Roundup

One For the Ysr50 Haters

December 1 1987
Roundup
One For the Ysr50 Haters
December 1 1987

One for the YSR50 haters

LETTER FROM Japan

From the start, people here in Japan have been fascinated with the 50cc mini-racers. After all, the cute little machines do look like GP racebikes for munchkins. But no one expected Yamaha’s street-legal YSR50 to disappear from dealerships as quickly as it did the instant it was introduced in Japan and the U.S. And Honda has now exploded into the market with its own mini-racer, the NSR50. By far, it's the most serious of the fun 50s, a fact that should drive YSR50 owners crazy.

In both styling and performance, the NSR50 begins where the YSR50 left off. Positioned on its optional racing stand and parked next to the factory NSR500 GP bike, the street-legal 50 looks like a mirror-image of the racebike—albeit in a very small mirror.

To the surprise of those who have ridden it, the NSR50 performs like a much bigger machine.

The 49cc engine is highly responsive and provides more excitement than most riders first expect. The liquid-cooled, two-stroke Single belts out nearly seven horsepower at a mild 10,000 rpm in the street-stock version. It utilizes a six-speed transmission to make it go, and dual-piston hydraulic disc brakes to make it stop.

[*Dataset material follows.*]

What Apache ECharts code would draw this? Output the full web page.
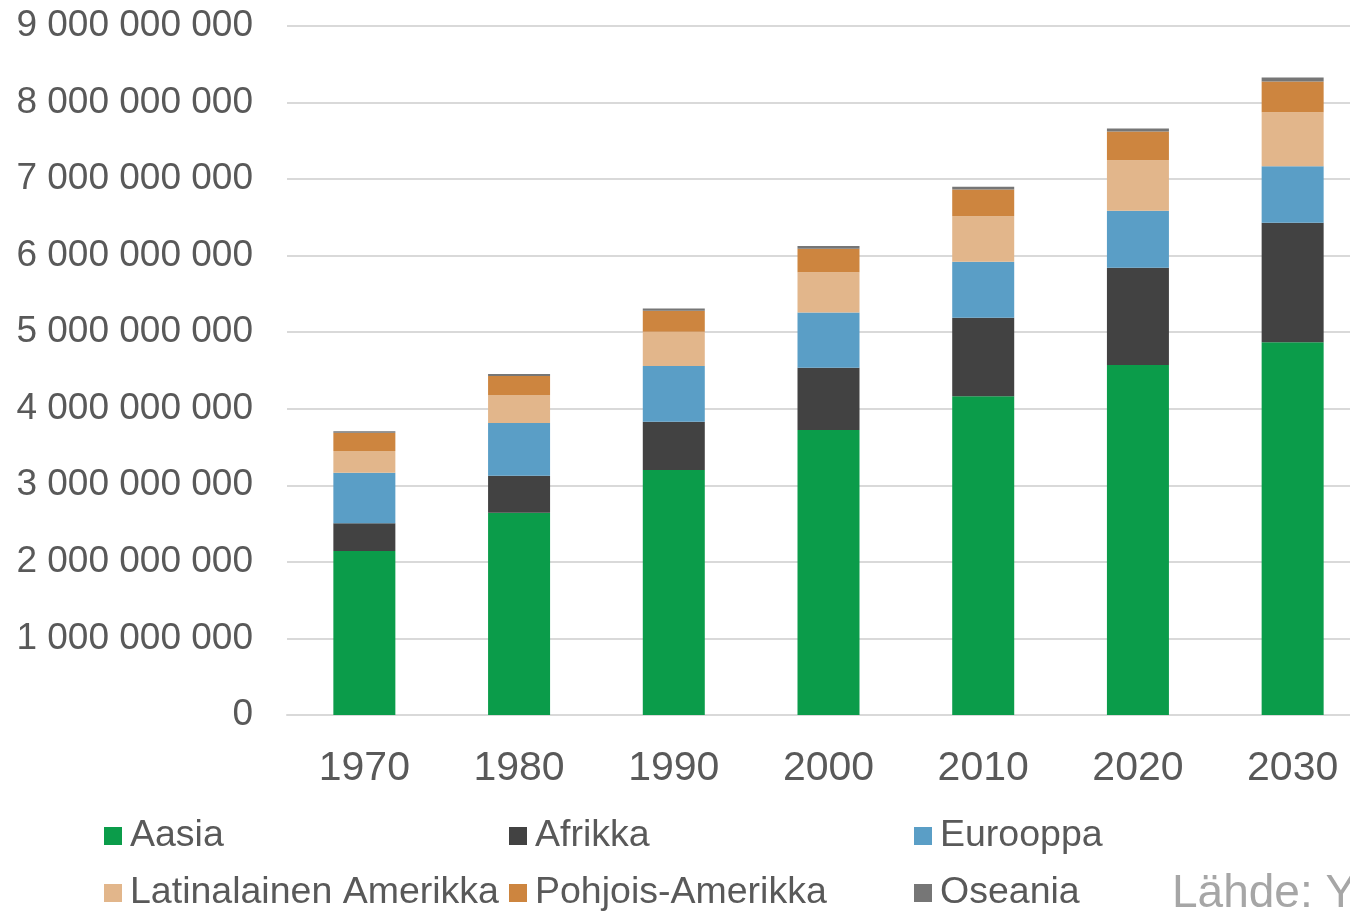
<!DOCTYPE html>
<html>
<head>
<meta charset="utf-8">
<script src="https://cdn.jsdelivr.net/npm/echarts@6/dist/echarts.min.js"></script>
<style>html,body{margin:0;padding:0;background:#fff}#c{width:1350px;height:911px}</style>
</head>
<body>
<div id="c"></div>
<script>
var years = ['1970','1980','1990','2000','2010','2020','2030'];
var aasia = [2141e6, 2641e6, 3198e6, 3721e6, 4164e6, 4569e6, 4869e6];
var afrikka = [362e6, 483e6, 631e6, 813e6, 1023e6, 1270e6, 1558e6];
var eurooppa = [660e6, 688e6, 727e6, 723e6, 731e6, 745e6, 740e6];
var latinalainen = [283e6, 366e6, 448e6, 526e6, 596e6, 661e6, 705e6];
var pohjois = [239e6, 248e6, 274e6, 305e6, 349e6, 375e6, 401e6];
var oseania = [20e6, 26e6, 31e6, 35e6, 34e6, 39e6, 52e6];
var yTicks = [0, 1e9, 2e9, 3e9, 4e9, 5e9, 6e9, 7e9, 8e9, 9e9];

var names = ['Aasia','Afrikka','Eurooppa','Latinalainen Amerikka','Pohjois-Amerikka','Oseania'];
var colors = ['#0b9c4a','#424242','#5a9ec6','#e2b68b','#cd853f','#767676'];
var datas = [aasia, afrikka, eurooppa, latinalainen, pohjois, oseania];

function fmt(v){
  var s = String(Math.round(v));
  return s.replace(/\B(?=(\d{3})+(?!\d))/g, ' ');
}

var font = 'Liberation Sans, Arial, sans-serif';
var legendCols = [104, 509, 914];
var legendRows = [815, 872];
var legends = names.map(function(n, i){
  return {
    left: legendCols[i % 3], top: legendRows[Math.floor(i / 3)], padding: 0,
    itemWidth: 18, itemHeight: 18, itemGap: 0, icon: 'rect',
    textStyle: {fontFamily: font, fontSize: 37.5, color: '#595959', lineHeight: 40, padding: [2,0,0,3]},
    data: [n]
  };
});

var chart = echarts.init(document.getElementById('c'));
chart.setOption({
  animation: false,
  color: colors,
  grid: {left: 287, width: 1083, top: 25.8, height: 689.2, containLabel: false, outerBoundsMode: 'none'},
  legend: legends,
  xAxis: {
    type: 'category', data: years,
    axisLine: {lineStyle: {color: '#d9d9d9', width: 2}},
    axisTick: {show: false},
    axisLabel: {fontFamily: font, fontSize: 41, color: '#595959', margin: 33}
  },
  yAxis: {
    type: 'value', min: 0, max: 9e9, interval: 1e9,
    axisLine: {show: false}, axisTick: {show: false},
    splitLine: {lineStyle: {color: '#d9d9d9', width: 2}},
    axisLabel: {fontFamily: font, fontSize: 37, color: '#595959', margin: 34, lineHeight: 37, padding: [8,0,0,0],
      formatter: function(v){ return yTicks.indexOf(v) >= 0 ? fmt(v) : ''; }}
  },
  series: names.map(function(n, i){
    return {name: n, type: 'bar', stack: 'tot', barWidth: 62, data: datas[i],
      itemStyle: {color: colors[i]}};
  }),
  graphic: [{
    type: 'text', left: 1172, top: 871,
    style: {text: 'Lähde: YK', fontFamily: font, fontSize: 46, fill: '#a6a6a6'}
  }]
});
</script>
</body>
</html>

The bike comes with both tachometer and speedometer mounted in a small, closed-cell-foam racing panel; the exhaust silencer is a racer-replica aluminum can, preceded by a large expansion chamber that sweeps under the gold-and-silver engine.

In nearly every way, the NSR50 promises to be a better machine than its Yamaha counterpart, simply because it has better suspension and stronger engine performance. And with the YSRs selling for hundreds of dollars above retail price in the U.S., the NSR50’s price of nearly $ 1400—will seem like a real bargain if this miniracer ever escapes from Japan.